HRP0200 is Kazakh and is closely related to HRP0089. Thus the difference there (American, Onge & Papuan components) is somewhat interesting, though not high enough to be certain that it's not noise.

HRP0197 and HRP0198 are Somali. HRP0197 pointed out to me that 14S_R1, a Somali in the reference set, was an outlier who was more like East African Bantu (e.g., Luhya) than the other reference Somalis. So in the table below, I have excluded 14S_R1 for the average.

Component RefAverage HRP00197 HRP00198
S Asian 0 2 2
Onge 4 0 1
E Asian 0 1 2
SW Asian 28 33 34
European 0 0 0
Siberian 0 2 1
W African 12 14 13
Papuan 0 0 0
American 0 0 1
San/Pygmy 2 3 2
E African 52 44 43

Interestingly, the two project participants are more Asian than the reference average.

Ref3 + Yunusbayev Harappa Admixture Results

The ADMIXTURE results for the Harappa participants (up to HRP0180) for the Reference 3 + Yunusbayev dataset are in a spreadsheet and can also be seen in the bar charts below.

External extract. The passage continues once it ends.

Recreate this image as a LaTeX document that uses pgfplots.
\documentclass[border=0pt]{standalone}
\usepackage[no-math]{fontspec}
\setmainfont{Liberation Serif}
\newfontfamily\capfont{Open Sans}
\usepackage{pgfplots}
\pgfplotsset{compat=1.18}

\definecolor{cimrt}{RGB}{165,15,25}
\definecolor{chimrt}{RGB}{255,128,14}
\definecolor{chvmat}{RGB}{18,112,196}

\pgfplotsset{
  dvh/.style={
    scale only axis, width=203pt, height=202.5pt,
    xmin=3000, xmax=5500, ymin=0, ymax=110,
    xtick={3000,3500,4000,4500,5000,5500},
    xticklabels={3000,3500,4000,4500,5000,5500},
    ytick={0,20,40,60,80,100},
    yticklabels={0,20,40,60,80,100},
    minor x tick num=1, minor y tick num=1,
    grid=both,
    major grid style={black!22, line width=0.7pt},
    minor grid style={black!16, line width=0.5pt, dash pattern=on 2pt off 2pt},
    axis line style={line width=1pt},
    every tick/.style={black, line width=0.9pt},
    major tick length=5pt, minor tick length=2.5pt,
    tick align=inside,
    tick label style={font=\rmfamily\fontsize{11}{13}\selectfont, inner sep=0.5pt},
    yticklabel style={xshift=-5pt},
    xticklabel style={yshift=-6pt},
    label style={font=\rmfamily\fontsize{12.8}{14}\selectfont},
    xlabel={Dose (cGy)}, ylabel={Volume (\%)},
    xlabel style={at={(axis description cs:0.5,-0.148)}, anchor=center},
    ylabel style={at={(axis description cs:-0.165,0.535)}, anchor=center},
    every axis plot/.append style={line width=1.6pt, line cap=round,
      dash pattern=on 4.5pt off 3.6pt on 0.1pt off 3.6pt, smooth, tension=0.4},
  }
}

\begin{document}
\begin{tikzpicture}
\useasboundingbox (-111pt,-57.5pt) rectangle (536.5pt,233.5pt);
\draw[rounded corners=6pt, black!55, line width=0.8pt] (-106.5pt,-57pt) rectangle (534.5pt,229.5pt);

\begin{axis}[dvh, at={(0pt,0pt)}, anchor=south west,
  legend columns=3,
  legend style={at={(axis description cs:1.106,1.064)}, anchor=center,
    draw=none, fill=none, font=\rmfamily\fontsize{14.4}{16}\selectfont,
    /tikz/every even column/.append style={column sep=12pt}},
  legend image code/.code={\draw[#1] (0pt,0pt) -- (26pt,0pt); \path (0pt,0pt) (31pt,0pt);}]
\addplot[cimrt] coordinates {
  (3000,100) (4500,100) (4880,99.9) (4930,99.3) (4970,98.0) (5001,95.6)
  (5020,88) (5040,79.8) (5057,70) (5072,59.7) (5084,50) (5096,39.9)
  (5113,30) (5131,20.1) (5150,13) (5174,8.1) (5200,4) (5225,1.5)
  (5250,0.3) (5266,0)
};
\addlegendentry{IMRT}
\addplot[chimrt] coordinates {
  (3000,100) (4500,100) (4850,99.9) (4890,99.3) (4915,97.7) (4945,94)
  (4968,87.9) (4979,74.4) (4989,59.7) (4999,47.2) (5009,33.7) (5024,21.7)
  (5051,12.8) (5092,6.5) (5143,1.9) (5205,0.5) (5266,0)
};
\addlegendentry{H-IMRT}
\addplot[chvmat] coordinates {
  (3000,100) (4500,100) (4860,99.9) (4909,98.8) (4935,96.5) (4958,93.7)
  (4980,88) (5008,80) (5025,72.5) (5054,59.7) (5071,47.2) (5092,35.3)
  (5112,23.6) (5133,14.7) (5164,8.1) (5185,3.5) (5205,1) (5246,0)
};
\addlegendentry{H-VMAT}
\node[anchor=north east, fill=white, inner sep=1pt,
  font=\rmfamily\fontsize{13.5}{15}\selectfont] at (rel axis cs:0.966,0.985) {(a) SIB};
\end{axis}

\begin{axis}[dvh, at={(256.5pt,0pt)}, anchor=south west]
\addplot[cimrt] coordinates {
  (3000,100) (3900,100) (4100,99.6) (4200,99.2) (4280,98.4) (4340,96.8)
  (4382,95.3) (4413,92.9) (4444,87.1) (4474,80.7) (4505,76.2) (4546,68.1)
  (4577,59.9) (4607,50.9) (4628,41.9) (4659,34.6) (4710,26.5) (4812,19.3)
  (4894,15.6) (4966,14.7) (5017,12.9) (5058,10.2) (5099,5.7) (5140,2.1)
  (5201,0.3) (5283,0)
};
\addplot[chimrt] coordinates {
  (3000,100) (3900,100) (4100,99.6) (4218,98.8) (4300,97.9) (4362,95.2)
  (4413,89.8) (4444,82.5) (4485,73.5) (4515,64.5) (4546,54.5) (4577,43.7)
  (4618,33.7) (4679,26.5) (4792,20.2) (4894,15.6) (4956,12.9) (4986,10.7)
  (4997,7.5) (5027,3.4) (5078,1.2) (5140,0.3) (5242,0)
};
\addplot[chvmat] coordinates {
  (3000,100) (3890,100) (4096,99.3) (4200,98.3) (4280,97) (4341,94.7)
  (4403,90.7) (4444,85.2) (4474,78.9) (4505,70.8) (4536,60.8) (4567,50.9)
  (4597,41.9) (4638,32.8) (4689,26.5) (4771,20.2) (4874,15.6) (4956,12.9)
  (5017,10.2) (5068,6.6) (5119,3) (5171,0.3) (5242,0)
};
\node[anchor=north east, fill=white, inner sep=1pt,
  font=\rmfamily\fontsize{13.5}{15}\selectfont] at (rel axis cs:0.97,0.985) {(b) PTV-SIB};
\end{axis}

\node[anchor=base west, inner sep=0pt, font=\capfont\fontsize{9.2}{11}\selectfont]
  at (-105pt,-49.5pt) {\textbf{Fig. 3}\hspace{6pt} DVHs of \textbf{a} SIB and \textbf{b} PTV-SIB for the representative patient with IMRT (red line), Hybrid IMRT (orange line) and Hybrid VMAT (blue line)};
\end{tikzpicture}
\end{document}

Do take a look at K=12 and K=17 (lowest crossvalidation errors) as well as K=15.

Ref3 + Yunusbayev Caucasus Data Admixture

To my standard reference 3 (list of populations), I added the Yunusbayev et al Caucasus samples which include the following:

  • 20 abhkasians
  • 16 armenians
  • 19 balkars
  • 13 bulgarians
  • 20 chechens
  • 14 kumyks
  • 6 kurds
  • 15 mordovians
  • 16 nogais
  • 15 north-ossetians
  • 15 tajiks
  • 15 turkmens
  • 20 ukranians

These 204 samples increased the total to 4,090.

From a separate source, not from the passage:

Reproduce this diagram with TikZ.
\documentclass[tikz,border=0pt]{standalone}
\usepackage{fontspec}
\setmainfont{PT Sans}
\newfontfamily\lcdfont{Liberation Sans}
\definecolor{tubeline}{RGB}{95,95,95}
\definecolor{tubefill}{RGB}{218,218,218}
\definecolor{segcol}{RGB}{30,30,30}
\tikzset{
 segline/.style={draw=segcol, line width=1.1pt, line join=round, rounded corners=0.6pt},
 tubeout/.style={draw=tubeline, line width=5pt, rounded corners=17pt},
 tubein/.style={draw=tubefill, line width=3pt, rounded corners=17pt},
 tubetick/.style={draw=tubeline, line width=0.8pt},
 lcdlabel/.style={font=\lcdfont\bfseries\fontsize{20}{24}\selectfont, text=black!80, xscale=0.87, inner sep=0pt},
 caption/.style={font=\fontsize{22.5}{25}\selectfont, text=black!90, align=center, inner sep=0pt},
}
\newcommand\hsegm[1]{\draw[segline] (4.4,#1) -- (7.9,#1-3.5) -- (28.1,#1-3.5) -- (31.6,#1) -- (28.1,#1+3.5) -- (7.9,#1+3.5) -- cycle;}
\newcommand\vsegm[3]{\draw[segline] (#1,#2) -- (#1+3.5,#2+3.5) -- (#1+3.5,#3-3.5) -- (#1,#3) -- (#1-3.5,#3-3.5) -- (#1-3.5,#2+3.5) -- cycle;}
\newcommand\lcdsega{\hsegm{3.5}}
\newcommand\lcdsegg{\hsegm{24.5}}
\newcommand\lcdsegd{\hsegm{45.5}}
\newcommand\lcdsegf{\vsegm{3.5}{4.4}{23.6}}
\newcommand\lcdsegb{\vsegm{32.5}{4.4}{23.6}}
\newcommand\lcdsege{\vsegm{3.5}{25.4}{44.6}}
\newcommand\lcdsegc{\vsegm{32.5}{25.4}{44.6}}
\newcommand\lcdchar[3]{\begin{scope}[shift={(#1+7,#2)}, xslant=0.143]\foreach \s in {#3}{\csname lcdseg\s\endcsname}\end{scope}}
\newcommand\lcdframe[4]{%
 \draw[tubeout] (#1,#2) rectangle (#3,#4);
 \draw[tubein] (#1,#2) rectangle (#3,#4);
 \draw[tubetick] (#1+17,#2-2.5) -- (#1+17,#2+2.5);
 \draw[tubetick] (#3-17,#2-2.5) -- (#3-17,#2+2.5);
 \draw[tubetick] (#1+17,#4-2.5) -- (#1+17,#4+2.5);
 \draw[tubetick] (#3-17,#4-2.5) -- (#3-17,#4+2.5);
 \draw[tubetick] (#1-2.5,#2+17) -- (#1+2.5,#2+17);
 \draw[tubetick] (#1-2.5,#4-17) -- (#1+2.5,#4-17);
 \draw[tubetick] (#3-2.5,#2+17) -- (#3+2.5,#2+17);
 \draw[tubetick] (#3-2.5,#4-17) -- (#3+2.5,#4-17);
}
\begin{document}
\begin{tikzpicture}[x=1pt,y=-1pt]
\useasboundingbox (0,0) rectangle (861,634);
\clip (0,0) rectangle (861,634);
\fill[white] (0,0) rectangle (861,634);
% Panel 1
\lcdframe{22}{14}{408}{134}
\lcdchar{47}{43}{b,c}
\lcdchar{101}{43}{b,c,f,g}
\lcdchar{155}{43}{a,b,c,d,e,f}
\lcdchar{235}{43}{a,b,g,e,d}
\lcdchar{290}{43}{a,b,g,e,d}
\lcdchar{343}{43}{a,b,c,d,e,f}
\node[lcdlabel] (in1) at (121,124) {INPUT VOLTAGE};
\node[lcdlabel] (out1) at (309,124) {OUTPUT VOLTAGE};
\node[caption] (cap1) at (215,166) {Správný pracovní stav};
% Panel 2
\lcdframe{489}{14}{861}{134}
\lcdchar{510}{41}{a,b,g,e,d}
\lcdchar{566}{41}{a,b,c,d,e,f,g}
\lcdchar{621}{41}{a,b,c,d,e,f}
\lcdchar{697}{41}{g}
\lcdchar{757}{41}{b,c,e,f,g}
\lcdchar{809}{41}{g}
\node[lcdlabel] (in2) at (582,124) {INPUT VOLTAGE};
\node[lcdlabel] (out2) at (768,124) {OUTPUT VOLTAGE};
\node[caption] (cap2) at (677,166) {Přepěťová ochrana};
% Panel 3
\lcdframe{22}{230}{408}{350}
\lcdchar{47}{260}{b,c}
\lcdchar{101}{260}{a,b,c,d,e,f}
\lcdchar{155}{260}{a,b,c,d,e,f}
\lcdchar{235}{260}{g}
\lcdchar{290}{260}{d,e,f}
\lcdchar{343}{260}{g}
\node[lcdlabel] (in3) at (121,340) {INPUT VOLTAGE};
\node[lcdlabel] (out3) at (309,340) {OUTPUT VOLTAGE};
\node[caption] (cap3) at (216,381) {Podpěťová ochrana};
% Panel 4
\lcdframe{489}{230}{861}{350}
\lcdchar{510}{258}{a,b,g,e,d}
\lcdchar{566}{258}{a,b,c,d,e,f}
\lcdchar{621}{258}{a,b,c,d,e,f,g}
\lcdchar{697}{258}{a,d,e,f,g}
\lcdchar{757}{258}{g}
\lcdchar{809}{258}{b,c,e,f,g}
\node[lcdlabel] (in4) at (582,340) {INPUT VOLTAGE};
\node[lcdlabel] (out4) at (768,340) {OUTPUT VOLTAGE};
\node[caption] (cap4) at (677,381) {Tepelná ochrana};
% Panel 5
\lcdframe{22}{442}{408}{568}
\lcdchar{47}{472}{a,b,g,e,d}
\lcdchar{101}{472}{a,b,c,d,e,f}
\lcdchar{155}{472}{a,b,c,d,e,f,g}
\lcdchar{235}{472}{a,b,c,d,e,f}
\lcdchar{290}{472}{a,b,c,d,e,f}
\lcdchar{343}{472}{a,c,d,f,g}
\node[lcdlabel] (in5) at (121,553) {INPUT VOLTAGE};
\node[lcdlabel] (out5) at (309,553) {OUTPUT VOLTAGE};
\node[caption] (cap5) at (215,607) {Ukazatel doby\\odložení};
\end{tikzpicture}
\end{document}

Then I applied a stricter IBD relationship cutoff than I have before. Previously my focus was on removing relatives, but now I wanted to remove samples that seemed highly inbred or belonged to highly bottle-necked small groups so they would not create their own clusters in Admixture. This process removed the following 164 samples:

  • maasai 30
  • papuan 15
  • karitiana 12
  • pima 12
  • onge 8
  • surui 7
  • luhya 6
  • melanesian 6
  • colombian 5
  • hadza 5
  • koryaks 5
  • sandawe 5
  • san 4
  • turkmens 4
  • african-americans 3
  • east-greenlanders 3
  • great-andamanese 3
  • nganassans 3
  • chenchu 2
  • evenkis 2
  • han-chinese-south 2
  • maya 2
  • mbutipygmy 2
  • mexicans 2
  • utahn-whites 2
  • aus 1
  • bantukenya 1
  • british 1
  • chinese-americans 1
  • gujaratis-b 1
  • iranians 1
  • naxi 1
  • north-kannadi 1
  • samaritians 1
  • she 1
  • tuvinians 1
  • yemenese 1
  • yoruba 1
  • yukaghirs 1

Finally, I added the 165 founders from the Harappa Project participants (up to HRP0180).

The crossvalidation error for the admixture results with K (number of ancestral components) from 2 to 20 is plotted here.

Zooming in,

The lowest crossvalidation errors are for K=17 and K=12.

The admixture results are in a spreadsheet.

In addition to K=17 and K=12, take a look at the results for K=15.

PS. I should point out that the names for the ancestral components are just useful mnemonics based on the current distribution of that component. Also, a component with the same name at one value of K is different from a similarly named component at another K.